[Start]

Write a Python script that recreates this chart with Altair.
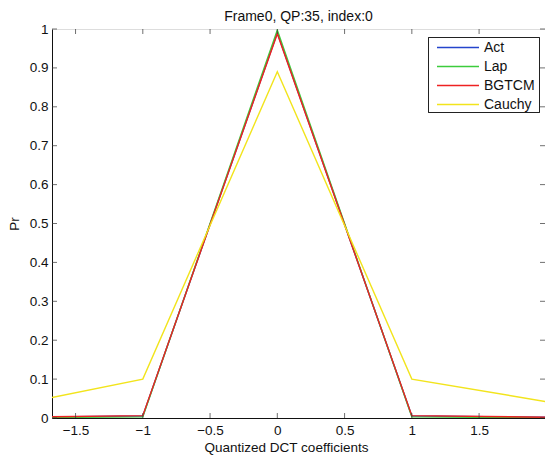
import altair as alt
import pandas as pd

# ---- data ----
x_vals = [-2, -1, 0, 1, 2]
act = [0.002, 0.005, 0.990, 0.005, 0.002]
lap = [0.0005, 0.003, 0.997, 0.003, 0.0005]
bgtcm = [0.002, 0.006, 0.988, 0.006, 0.002]
cauchy = [0.030, 0.100, 0.890, 0.100, 0.042]

series_names = ["Act", "Lap", "BGTCM", "Cauchy"]
series_colors = ["#2444cc", "#3ccc3c", "#ee2222", "#f2e41c"]

x_ticks = [-1.5, -1, -0.5, 0, 0.5, 1, 1.5]
y_ticks = [0, 0.1, 0.2, 0.3, 0.4, 0.5, 0.6, 0.7, 0.8, 0.9, 1.0]
x_domain = [-1.675, 1.99]
y_domain = [0, 1]

title_text = "Frame0, QP:35, index:0"
x_title = "Quantized DCT coefficients"
y_title = "Pr"

W, H = 493, 389
FONT = "Liberation Sans"
LW = 1.4

rows = []
for i, (name, vals) in enumerate(zip(series_names, [act, lap, bgtcm, cauchy])):
    for xv, yv in zip(x_vals, vals):
        rows.append({"x": xv, "y": yv, "series": name, "k": i})
df = pd.DataFrame(rows)

xs = alt.Scale(domain=x_domain, nice=False, zero=False)
ys = alt.Scale(domain=y_domain, nice=False, zero=False)
cs = alt.Scale(domain=series_names, range=series_colors)

x_axis = alt.Axis(values=x_ticks, format="~g", grid=False, ticks=False, tickSize=0,
                  labelPadding=5, labelFontSize=13.5, labelFont=FONT, labelColor="#111",
                  labelOverlap=False,
                  domainColor="#111", title=x_title, titleFont=FONT, titleFontSize=13.5,
                  titleFontWeight="normal", titleColor="#111", titleBaseline="alphabetic",
                  titleY=33.5, titleX=234, titleAlign="center")
y_axis = alt.Axis(values=y_ticks, format="~g", grid=False, ticks=False, tickSize=0,
                  labelPadding=4, labelFontSize=13.5, labelFont=FONT, labelColor="#111",
                  labelOverlap=False, labelBound=False,
                  domainColor="#111", title=y_title, titleFont=FONT, titleFontSize=13.5,
                  titleFontWeight="normal", titleColor="#111", titleBaseline="alphabetic",
                  titleX=-33.5, titleAngle=270)

lines = (
    alt.Chart(df)
    .mark_line(strokeWidth=LW, clip=True)
    .encode(x=alt.X("x:Q", scale=xs, axis=x_axis),
            y=alt.Y("y:Q", scale=ys, axis=y_axis),
            color=alt.Color("series:N", scale=cs, legend=None, sort=series_names),
            order=alt.Order("x:Q"))
)

xt = pd.DataFrame({"t": x_ticks})
yt = pd.DataFrame({"t": y_ticks})
tick_color = "#333"
bottom_ticks = alt.Chart(xt).mark_tick(orient="vertical", size=5, thickness=1, color=tick_color).encode(
    x=alt.X("t:Q", scale=xs, axis=x_axis), y=alt.value(H - 2.5))
top_ticks = alt.Chart(xt).mark_tick(orient="vertical", size=5, thickness=1, color=tick_color).encode(
    x=alt.X("t:Q", scale=xs, axis=x_axis), y=alt.value(2.5))
left_ticks = alt.Chart(yt).mark_tick(orient="horizontal", size=5, thickness=1, color=tick_color).encode(
    y=alt.Y("t:Q", scale=ys, axis=y_axis), x=alt.value(2.5))
right_ticks = alt.Chart(yt).mark_tick(orient="horizontal", size=5, thickness=1, color=tick_color).encode(
    y=alt.Y("t:Q", scale=ys, axis=y_axis), x=alt.value(W - 2.5))

# ---- legend box (top-right, inside the plot) ----
leg_df = pd.DataFrame({"series": series_names, "k": list(range(len(series_names)))})
LX0, LX1, LY0, LY1 = 376, 487, 8.5, 83.5
ROW0, ROWSTEP = 18.5, 19
legend_box = alt.Chart(leg_df).mark_rect(fill="white", stroke="#222", strokeWidth=1).encode(
    x=alt.value(LX0 + 0.5), x2=alt.value(LX1 + 0.5), y=alt.value(LY0), y2=alt.value(LY1))
legend_base = alt.Chart(leg_df).transform_calculate(py=f"{ROW0} + {ROWSTEP} * datum.k")
legend_lines = legend_base.mark_rule(strokeWidth=LW).encode(
    x=alt.value(385), x2=alt.value(427),
    y=alt.Y("py:Q", scale=None, axis=None),
    color=alt.Color("series:N", scale=cs, legend=None))
legend_text = legend_base.mark_text(align="left", baseline="middle", font=FONT, fontSize=14,
                                    color="#111").encode(
    x=alt.value(432), y=alt.Y("py:Q", scale=None, axis=None), text="series:N")

chart = (
    alt.layer(lines, bottom_ticks, top_ticks, left_ticks, right_ticks,
              legend_box, legend_lines, legend_text)
    .properties(
        width=W, height=H,
        title=alt.TitleParams(title_text, font=FONT, fontSize=14, fontWeight="normal",
                              color="#111", anchor="middle", offset=-2),
        autosize=alt.AutoSizeParams(type="none"),
        padding={"left": 52, "top": 29, "right": 0, "bottom": 39},
    )
    .configure_view(stroke="#111", strokeWidth=1)
    .configure(background="white")
)

chart.save("out.html", embed_options={"renderer": "svg", "actions": False})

[End]

Task statement: Leave out the pictures and repeat the lines from the start of the material through the line with "df = pd.DataFrame(rows)", inclusive.

Exercise response:
Write a Python script that recreates this chart with Altair.
import altair as alt
import pandas as pd

# ---- data ----
x_vals = [-2, -1, 0, 1, 2]
act = [0.002, 0.005, 0.990, 0.005, 0.002]
lap = [0.0005, 0.003, 0.997, 0.003, 0.0005]
bgtcm = [0.002, 0.006, 0.988, 0.006, 0.002]
cauchy = [0.030, 0.100, 0.890, 0.100, 0.042]

series_names = ["Act", "Lap", "BGTCM", "Cauchy"]
series_colors = ["#2444cc", "#3ccc3c", "#ee2222", "#f2e41c"]

x_ticks = [-1.5, -1, -0.5, 0, 0.5, 1, 1.5]
y_ticks = [0, 0.1, 0.2, 0.3, 0.4, 0.5, 0.6, 0.7, 0.8, 0.9, 1.0]
x_domain = [-1.675, 1.99]
y_domain = [0, 1]

title_text = "Frame0, QP:35, index:0"
x_title = "Quantized DCT coefficients"
y_title = "Pr"

W, H = 493, 389
FONT = "Liberation Sans"
LW = 1.4

rows = []
for i, (name, vals) in enumerate(zip(series_names, [act, lap, bgtcm, cauchy])):
    for xv, yv in zip(x_vals, vals):
        rows.append({"x": xv, "y": yv, "series": name, "k": i})
df = pd.DataFrame(rows)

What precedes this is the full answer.